◆ **Written problem**: Reproduce all of the data exactly.

◆ **Provided material**:
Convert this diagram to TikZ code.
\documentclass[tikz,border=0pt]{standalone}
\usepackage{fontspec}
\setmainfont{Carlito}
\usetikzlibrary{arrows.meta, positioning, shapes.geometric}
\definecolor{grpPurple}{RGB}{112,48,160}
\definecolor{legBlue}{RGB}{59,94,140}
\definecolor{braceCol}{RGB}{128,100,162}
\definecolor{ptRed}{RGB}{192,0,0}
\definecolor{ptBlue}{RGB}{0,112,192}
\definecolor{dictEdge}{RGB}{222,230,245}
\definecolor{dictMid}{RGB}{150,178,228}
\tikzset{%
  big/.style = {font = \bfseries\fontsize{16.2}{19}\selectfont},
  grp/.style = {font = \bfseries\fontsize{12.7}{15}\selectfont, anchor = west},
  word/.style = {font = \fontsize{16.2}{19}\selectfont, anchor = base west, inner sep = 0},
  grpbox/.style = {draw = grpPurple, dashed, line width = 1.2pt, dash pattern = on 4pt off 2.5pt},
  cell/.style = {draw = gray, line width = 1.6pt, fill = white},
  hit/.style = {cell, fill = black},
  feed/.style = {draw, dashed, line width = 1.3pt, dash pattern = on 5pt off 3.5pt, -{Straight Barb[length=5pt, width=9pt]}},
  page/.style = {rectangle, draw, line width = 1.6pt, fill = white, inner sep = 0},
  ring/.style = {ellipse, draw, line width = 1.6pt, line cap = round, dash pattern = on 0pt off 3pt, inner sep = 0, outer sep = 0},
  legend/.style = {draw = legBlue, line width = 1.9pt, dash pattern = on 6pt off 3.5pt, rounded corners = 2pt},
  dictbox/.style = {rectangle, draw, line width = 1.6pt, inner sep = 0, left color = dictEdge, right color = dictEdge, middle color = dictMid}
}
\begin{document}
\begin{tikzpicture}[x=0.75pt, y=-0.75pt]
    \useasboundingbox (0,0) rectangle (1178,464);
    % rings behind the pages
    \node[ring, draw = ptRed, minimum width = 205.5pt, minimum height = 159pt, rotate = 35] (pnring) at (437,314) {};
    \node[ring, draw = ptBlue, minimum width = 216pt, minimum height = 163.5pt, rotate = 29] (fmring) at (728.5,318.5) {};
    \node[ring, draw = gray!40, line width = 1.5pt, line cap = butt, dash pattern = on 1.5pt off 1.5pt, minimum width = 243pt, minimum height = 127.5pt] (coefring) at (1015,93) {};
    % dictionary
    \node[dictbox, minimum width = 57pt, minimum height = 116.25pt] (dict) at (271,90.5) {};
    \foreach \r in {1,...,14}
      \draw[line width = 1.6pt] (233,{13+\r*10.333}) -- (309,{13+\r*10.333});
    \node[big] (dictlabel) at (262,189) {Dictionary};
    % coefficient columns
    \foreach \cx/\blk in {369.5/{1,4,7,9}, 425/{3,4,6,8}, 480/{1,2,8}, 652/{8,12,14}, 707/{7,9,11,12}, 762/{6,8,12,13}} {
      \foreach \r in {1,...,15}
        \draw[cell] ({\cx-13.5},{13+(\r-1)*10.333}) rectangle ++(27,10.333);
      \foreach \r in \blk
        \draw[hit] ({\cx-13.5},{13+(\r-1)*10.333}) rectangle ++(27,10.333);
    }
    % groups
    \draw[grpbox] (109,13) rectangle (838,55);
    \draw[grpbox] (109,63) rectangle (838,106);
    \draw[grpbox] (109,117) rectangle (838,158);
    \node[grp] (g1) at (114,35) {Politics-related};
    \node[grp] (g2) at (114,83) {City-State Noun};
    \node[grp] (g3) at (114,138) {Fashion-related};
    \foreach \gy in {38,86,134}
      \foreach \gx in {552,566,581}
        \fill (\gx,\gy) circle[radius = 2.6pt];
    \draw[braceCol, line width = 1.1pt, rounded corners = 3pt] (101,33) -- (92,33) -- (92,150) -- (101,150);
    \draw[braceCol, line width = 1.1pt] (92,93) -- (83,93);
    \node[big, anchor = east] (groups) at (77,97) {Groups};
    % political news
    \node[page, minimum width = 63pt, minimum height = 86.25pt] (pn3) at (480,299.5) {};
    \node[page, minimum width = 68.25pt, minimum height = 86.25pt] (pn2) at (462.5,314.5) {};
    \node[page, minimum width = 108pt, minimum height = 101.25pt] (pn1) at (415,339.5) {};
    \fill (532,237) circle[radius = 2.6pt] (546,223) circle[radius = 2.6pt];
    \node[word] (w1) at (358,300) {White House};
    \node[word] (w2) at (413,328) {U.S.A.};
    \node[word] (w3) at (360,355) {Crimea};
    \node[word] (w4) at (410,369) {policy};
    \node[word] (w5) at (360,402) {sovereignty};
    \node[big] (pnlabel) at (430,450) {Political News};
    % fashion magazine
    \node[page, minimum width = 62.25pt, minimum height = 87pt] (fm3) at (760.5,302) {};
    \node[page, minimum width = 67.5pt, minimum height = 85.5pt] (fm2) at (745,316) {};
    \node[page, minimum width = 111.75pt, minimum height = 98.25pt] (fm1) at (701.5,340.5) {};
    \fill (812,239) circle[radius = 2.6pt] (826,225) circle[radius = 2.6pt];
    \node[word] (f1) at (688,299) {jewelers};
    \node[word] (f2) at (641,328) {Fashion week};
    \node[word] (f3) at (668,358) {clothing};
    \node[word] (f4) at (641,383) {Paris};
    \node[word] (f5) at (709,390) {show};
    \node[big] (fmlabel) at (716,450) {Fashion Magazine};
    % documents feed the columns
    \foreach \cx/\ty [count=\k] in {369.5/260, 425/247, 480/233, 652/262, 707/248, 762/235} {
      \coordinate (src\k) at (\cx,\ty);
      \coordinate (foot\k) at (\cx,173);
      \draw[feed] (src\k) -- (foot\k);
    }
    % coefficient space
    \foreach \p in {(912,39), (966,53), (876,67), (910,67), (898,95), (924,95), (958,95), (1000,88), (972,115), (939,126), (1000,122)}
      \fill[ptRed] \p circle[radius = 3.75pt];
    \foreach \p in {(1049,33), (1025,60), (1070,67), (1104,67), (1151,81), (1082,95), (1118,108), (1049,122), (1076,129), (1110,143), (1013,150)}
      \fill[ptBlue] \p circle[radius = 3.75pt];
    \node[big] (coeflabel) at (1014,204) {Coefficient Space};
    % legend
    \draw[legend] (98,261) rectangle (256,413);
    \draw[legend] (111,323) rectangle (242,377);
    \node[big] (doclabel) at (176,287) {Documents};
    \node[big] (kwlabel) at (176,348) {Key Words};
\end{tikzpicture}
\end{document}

◆ **Result of this task**:
Convert this diagram to TikZ code.
\documentclass[tikz,border=0pt]{standalone}
\usepackage{fontspec}
\setmainfont{Carlito}
\usetikzlibrary{arrows.meta, positioning, shapes.geometric}
\definecolor{grpPurple}{RGB}{112,48,160}
\definecolor{legBlue}{RGB}{59,94,140}
\definecolor{braceCol}{RGB}{128,100,162}
\definecolor{ptRed}{RGB}{192,0,0}
\definecolor{ptBlue}{RGB}{0,112,192}
\definecolor{dictEdge}{RGB}{222,230,245}
\definecolor{dictMid}{RGB}{150,178,228}
\tikzset{%
  big/.style = {font = \bfseries\fontsize{16.2}{19}\selectfont},
  grp/.style = {font = \bfseries\fontsize{12.7}{15}\selectfont, anchor = west},
  word/.style = {font = \fontsize{16.2}{19}\selectfont, anchor = base west, inner sep = 0},
  grpbox/.style = {draw = grpPurple, dashed, line width = 1.2pt, dash pattern = on 4pt off 2.5pt},
  cell/.style = {draw = gray, line width = 1.6pt, fill = white},
  hit/.style = {cell, fill = black},
  feed/.style = {draw, dashed, line width = 1.3pt, dash pattern = on 5pt off 3.5pt, -{Straight Barb[length=5pt, width=9pt]}},
  page/.style = {rectangle, draw, line width = 1.6pt, fill = white, inner sep = 0},
  ring/.style = {ellipse, draw, line width = 1.6pt, line cap = round, dash pattern = on 0pt off 3pt, inner sep = 0, outer sep = 0},
  legend/.style = {draw = legBlue, line width = 1.9pt, dash pattern = on 6pt off 3.5pt, rounded corners = 2pt},
  dictbox/.style = {rectangle, draw, line width = 1.6pt, inner sep = 0, left color = dictEdge, right color = dictEdge, middle color = dictMid}
}
\begin{document}
\begin{tikzpicture}[x=0.75pt, y=-0.75pt]
    \useasboundingbox (0,0) rectangle (1178,464);
    % rings behind the pages
    \node[ring, draw = ptRed, minimum width = 205.5pt, minimum height = 159pt, rotate = 35] (pnring) at (437,314) {};
    \node[ring, draw = ptBlue, minimum width = 216pt, minimum height = 163.5pt, rotate = 29] (fmring) at (728.5,318.5) {};
    \node[ring, draw = gray!40, line width = 1.5pt, line cap = butt, dash pattern = on 1.5pt off 1.5pt, minimum width = 243pt, minimum height = 127.5pt] (coefring) at (1015,93) {};
    % dictionary
    \node[dictbox, minimum width = 57pt, minimum height = 116.25pt] (dict) at (271,90.5) {};
    \foreach \r in {1,...,14}
      \draw[line width = 1.6pt] (233,{13+\r*10.333}) -- (309,{13+\r*10.333});
    \node[big] (dictlabel) at (262,189) {Dictionary};
    % coefficient columns
    \foreach \cx/\blk in {369.5/{1,4,7,9}, 425/{3,4,6,8}, 480/{1,2,8}, 652/{8,12,14}, 707/{7,9,11,12}, 762/{6,8,12,13}} {
      \foreach \r in {1,...,15}
        \draw[cell] ({\cx-13.5},{13+(\r-1)*10.333}) rectangle ++(27,10.333);
      \foreach \r in \blk
        \draw[hit] ({\cx-13.5},{13+(\r-1)*10.333}) rectangle ++(27,10.333);
    }
    % groups
    \draw[grpbox] (109,13) rectangle (838,55);
    \draw[grpbox] (109,63) rectangle (838,106);
    \draw[grpbox] (109,117) rectangle (838,158);
    \node[grp] (g1) at (114,35) {Politics-related};
    \node[grp] (g2) at (114,83) {City-State Noun};
    \node[grp] (g3) at (114,138) {Fashion-related};
    \foreach \gy in {38,86,134}
      \foreach \gx in {552,566,581}
        \fill (\gx,\gy) circle[radius = 2.6pt];
    \draw[braceCol, line width = 1.1pt, rounded corners = 3pt] (101,33) -- (92,33) -- (92,150) -- (101,150);
    \draw[braceCol, line width = 1.1pt] (92,93) -- (83,93);
    \node[big, anchor = east] (groups) at (77,97) {Groups};
    % political news
    \node[page, minimum width = 63pt, minimum height = 86.25pt] (pn3) at (480,299.5) {};
    \node[page, minimum width = 68.25pt, minimum height = 86.25pt] (pn2) at (462.5,314.5) {};
    \node[page, minimum width = 108pt, minimum height = 101.25pt] (pn1) at (415,339.5) {};
    \fill (532,237) circle[radius = 2.6pt] (546,223) circle[radius = 2.6pt];
    \node[word] (w1) at (358,300) {White House};
    \node[word] (w2) at (413,328) {U.S.A.};
    \node[word] (w3) at (360,355) {Crimea};
    \node[word] (w4) at (410,369) {policy};
    \node[word] (w5) at (360,402) {sovereignty};
    \node[big] (pnlabel) at (430,450) {Political News};
    % fashion magazine
    \node[page, minimum width = 62.25pt, minimum height = 87pt] (fm3) at (760.5,302) {};
    \node[page, minimum width = 67.5pt, minimum height = 85.5pt] (fm2) at (745,316) {};
    \node[page, minimum width = 111.75pt, minimum height = 98.25pt] (fm1) at (701.5,340.5) {};
    \fill (812,239) circle[radius = 2.6pt] (826,225) circle[radius = 2.6pt];
    \node[word] (f1) at (688,299) {jewelers};
    \node[word] (f2) at (641,328) {Fashion week};
    \node[word] (f3) at (668,358) {clothing};
    \node[word] (f4) at (641,383) {Paris};
    \node[word] (f5) at (709,390) {show};
    \node[big] (fmlabel) at (716,450) {Fashion Magazine};
    % documents feed the columns
    \foreach \cx/\ty [count=\k] in {369.5/260, 425/247, 480/233, 652/262, 707/248, 762/235} {
      \coordinate (src\k) at (\cx,\ty);
      \coordinate (foot\k) at (\cx,173);
      \draw[feed] (src\k) -- (foot\k);
    }
    % coefficient space
    \foreach \p in {(912,39), (966,53), (876,67), (910,67), (898,95), (924,95), (958,95), (1000,88), (972,115), (939,126), (1000,122)}
      \fill[ptRed] \p circle[radius = 3.75pt];
    \foreach \p in {(1049,33), (1025,60), (1070,67), (1104,67), (1151,81), (1082,95), (1118,108), (1049,122), (1076,129), (1110,143), (1013,150)}
      \fill[ptBlue] \p circle[radius = 3.75pt];
    \node[big] (coeflabel) at (1014,204) {Coefficient Space};
    % legend
    \draw[legend] (98,261) rectangle (256,413);
    \draw[legend] (111,323) rectangle (242,377);
    \node[big] (doclabel) at (176,287) {Documents};
    \node[big] (kwlabel) at (176,348) {Key Words};
\end{tikzpicture}
\end{document}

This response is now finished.